Se dalla cazzata scolastica elevata a sistema passate al pasticcio costituzionale – con annessa legge elettorale – il risultato non cambia, anzi peggiora. E così per i tagli alle tasse, alla spesa, alla politica: tutto è avvolto in una grande cazzata gassosa in cui il potente di turno si sente autorizzato a ritenere che la propria cazzata sia la sacrosanta verità. Il Pd, in particolare – il partito di maggioranza relativa nel senso che è relativa al volere del senatore Verdini -, pensa che ogni sua cazzata sia la luce divina e se provate a criticarlo vi risponde non con le armi della critica ma con la critica delle armi della comunicazione.
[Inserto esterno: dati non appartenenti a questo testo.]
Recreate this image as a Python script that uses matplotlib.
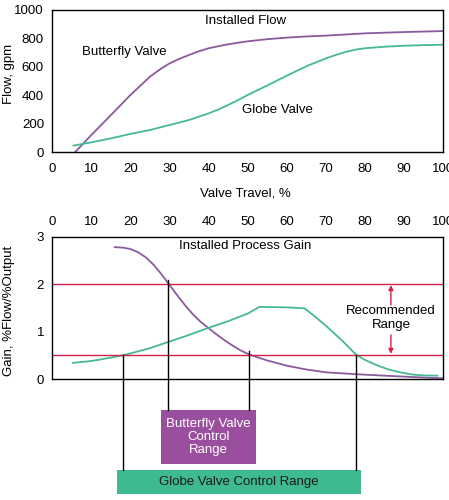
import matplotlib
matplotlib.use("Agg")
import matplotlib.pyplot as plt
from matplotlib.patches import Rectangle
from matplotlib.lines import Line2D
import matplotlib.transforms as mtransforms

plt.rcParams['font.family'] = ['Liberation Sans', 'DejaVu Sans']
plt.rcParams['font.size'] = 9.5

# ---- Data ----
travel_ticks = [0, 10, 20, 30, 40, 50, 60, 70, 80, 90, 100]
flow_ticks = [0, 200, 400, 600, 800, 1000]
gain_ticks = [0, 1, 2, 3]

bfly_flow_x = [5.8, 10, 15, 20, 25, 27.5, 30, 32.5, 35, 37.5, 40, 42.5, 45, 47.5, 50, 55, 60, 65, 70, 80, 90, 100]
bfly_flow_y = [0, 122, 262, 403, 532, 582, 625, 657, 684, 710, 731, 746, 759, 770, 780, 795, 806, 814, 820, 836, 845, 852]

globe_flow_x = [5.4, 10, 15, 20, 25, 30, 35, 40, 42.5, 45, 47.5, 50, 55, 60, 65, 70, 72.5, 75, 78, 80, 85, 90, 95, 100]
globe_flow_y = [47, 70, 98, 129, 157, 192, 227, 274, 301, 333, 367, 403, 470, 539, 605, 660, 684, 705, 724, 731, 742, 749, 753, 756]

bfly_gain_x = [16, 18, 20, 22, 24, 26, 28, 30, 32, 34, 36, 38, 40, 42, 44, 46, 48, 50, 52, 55, 60, 65, 70, 78, 85, 90, 95, 100]
bfly_gain_y = [2.78, 2.77, 2.74, 2.67, 2.56, 2.40, 2.20, 1.98, 1.76, 1.55, 1.36, 1.20, 1.07, 0.94, 0.82, 0.71, 0.61, 0.53, 0.47, 0.39, 0.28, 0.2, 0.14, 0.1, 0.07, 0.05, 0.03, 0.015]

globe_gain_x = [5.3, 10, 15, 18, 20, 25, 30, 35, 40, 45, 50, 53, 60, 64.5, 67, 70, 74, 77.6, 80, 83, 86, 89, 92, 95, 98.5]
globe_gain_y = [0.34, 0.38, 0.45, 0.5, 0.54, 0.65, 0.79, 0.93, 1.08, 1.22, 1.38, 1.52, 1.51, 1.49, 1.33, 1.12, 0.82, 0.52, 0.4, 0.29, 0.2, 0.14, 0.095, 0.075, 0.07]

recommended_low = 0.5
recommended_high = 2.0
bfly_range = [29.7, 50.4]
bfly_range_gain = [2.09, 0.59]
globe_range = [18.2, 77.6]
globe_range_gain = [0.5, 0.5]

# ---- Style ----
c_bfly = '#8a5a9b'
c_globe = '#45b894'
c_red = '#d2204c'
c_bfly_box = '#9a4f9e'
c_globe_box = '#3dba8e'

W, H = 449, 500
fig = plt.figure(figsize=(W / 100, H / 100), dpi=100)

def px_axes(left, top, right, bottom):
    return [left / W, 1 - bottom / H, (right - left) / W, (bottom - top) / H]

# ---- Top: Installed Flow ----
ax1 = fig.add_axes(px_axes(52.3, 10, 443.3, 152.3))
ax1.plot(bfly_flow_x, bfly_flow_y, color=c_bfly, lw=1.3)
ax1.plot(globe_flow_x, globe_flow_y, color=c_globe, lw=1.3)
ax1.set_xlim(0, 100)
ax1.set_ylim(0, 1000)
ax1.set_xticks(travel_ticks)
ax1.set_yticks(flow_ticks)
ax1.tick_params(length=0, pad=6)
ax1.tick_params(axis='x', pad=8)
for s in ax1.spines.values():
    s.set_linewidth(1.0)
ax1.text(49.3, 925, 'Installed Flow', ha='center', va='center')
ax1.text(18.4, 705, 'Butterfly Valve', ha='center', va='center')
ax1.text(57.5, 300, 'Globe Valve', ha='center', va='center')

fig.text(245 / W, 1 - 193 / H, 'Valve Travel, %', ha='center', va='center')
fig.text(9.5 / W, 1 - 74 / H, 'Flow, gpm', ha='center', va='center', rotation=90)

# ---- Bottom: Installed Process Gain ----
ax2 = fig.add_axes(px_axes(52.3, 236.7, 443.3, 379))
ax2.plot(bfly_gain_x, bfly_gain_y, color=c_bfly, lw=1.3)
ax2.plot(globe_gain_x, globe_gain_y, color=c_globe, lw=1.3)
ax2.axhline(recommended_high, color=c_red, lw=1.0)
ax2.axhline(recommended_low, color=c_red, lw=1.0)
ax2.set_xlim(0, 100)
ax2.set_ylim(0, 3)
ax2.set_xticks(travel_ticks)
ax2.set_yticks(gain_ticks)
ax2.xaxis.tick_top()
ax2.tick_params(length=0, pad=6)
for s in ax2.spines.values():
    s.set_linewidth(1.0)
ax2.text(49.4, 2.8, 'Installed Process Gain', ha='center', va='center')
ax2.text(86.6, 1.28, 'Recommended\nRange', ha='center', va='center', linespacing=1.2)
ax2.annotate('', xy=(86.6, 1.98), xytext=(86.6, 1.56),
             arrowprops=dict(arrowstyle='-|>', color=c_red, lw=1.0, mutation_scale=7, shrinkA=0, shrinkB=0))
ax2.annotate('', xy=(86.6, 0.53), xytext=(86.6, 0.93),
             arrowprops=dict(arrowstyle='-|>', color=c_red, lw=1.0, mutation_scale=7, shrinkA=0, shrinkB=0))

fig.text(9 / W, 1 - 310.7 / H, 'Gain, %Flow/%Output', ha='center', va='center', rotation=90)

# ---- Control range connectors and boxes ----
pos = ax2.get_position()
trans = mtransforms.blended_transform_factory(ax2.transData, fig.transFigure)

def gain_to_fig(g):
    return pos.y0 + g / 3 * pos.height

bfly_box_top = 1 - 410 / H
bfly_box_bot = 1 - 464.3 / H
globe_box_top = 1 - 470 / H
globe_box_bot = 1 - 494.3 / H

for x, g in zip(bfly_range, bfly_range_gain):
    fig.add_artist(Line2D([x, x], [gain_to_fig(g), bfly_box_top], transform=trans, color='black', lw=1.0))
for x, g in zip(globe_range, globe_range_gain):
    fig.add_artist(Line2D([x, x], [gain_to_fig(g), globe_box_top], transform=trans, color='black', lw=1.0))

fig.add_artist(Rectangle((27.8, bfly_box_bot), 52.0 - 27.8, bfly_box_top - bfly_box_bot,
                         transform=trans, facecolor=c_bfly_box, edgecolor='none'))
fig.text((161 + 255.7) / 2 / W, (bfly_box_top + bfly_box_bot) / 2, 'Butterfly Valve\nControl\nRange',
         ha='center', va='center', color='white', linespacing=1.15)

fig.add_artist(Rectangle((16.6, globe_box_bot), 78.9 - 16.6, globe_box_top - globe_box_bot,
                         transform=trans, facecolor=c_globe_box, edgecolor='none'))
fig.text((117.3 + 360.7) / 2 / W, (globe_box_top + globe_box_bot) / 2, 'Globe Valve Control Range',
         ha='center', va='center', color='#1a1a1a')

fig.savefig('out.png', dpi=100)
Se criticate il Pd sul piano locale vi insultano e minacciano in consiglio comunale. Se lo criticate a livello provinciale telefonano al tuo amico affinché tu intenda. Se lo criticate sul piano regionale vi accusano di giornalismo camorristico. Se lo criticate a livello nazionale ti dicono: “Allora non avete capito chi comanda”. L’Italia sembra essere diventato un paese in cui non sono i giornalisti ad occuparsi del governo ma è il governo ad occuparsi dei giornalisti. Quando lo faceva Berlusconi almeno i giornalisti gli facevano le pulci e addirittura gli mettevano le cimici, ma ora che in fondo i giornalisti (di sinistra) passano solo veline, il governo fa sentire subito la voce del padrone se qualcuno si permette di non prendere in considerazione le sue cazzate. Il governo per motivi politici è fautore soprattutto della prima legge della dinamica della cazzata e ha anche un suo motto latino: quieta non movere et cazzata quietare.
Un tempo erano i fatti a generare le notizie, ora sono le notizie a generare i fatti. Complimenti. C’è chi riflette sui nostri tempi e su un giornalismo telecomandato che dà “risposte automatiche”. E’ vero, viviamo uno strano tempo. Un tempo in cui “accessibilità ai media” da un lato e polverizzazione dell’informazione dall’altro hanno generato il grande equivoco di confondere la “produzione di contenuti” con il giornalismo. Ma il giornalismo non riesce a svoltare. Prima ha inseguito i format della tv commerciale (generando con essa una letale autoreferenzialità), oggi in totale affanno si misura (e perde) con il primato delle scemenze e lo storytelling da propaganda. Chissà forse gli storici segneranno quest’epoca con l’efficace definizione dell’Era della socialconfusione. Lieto di averti letto.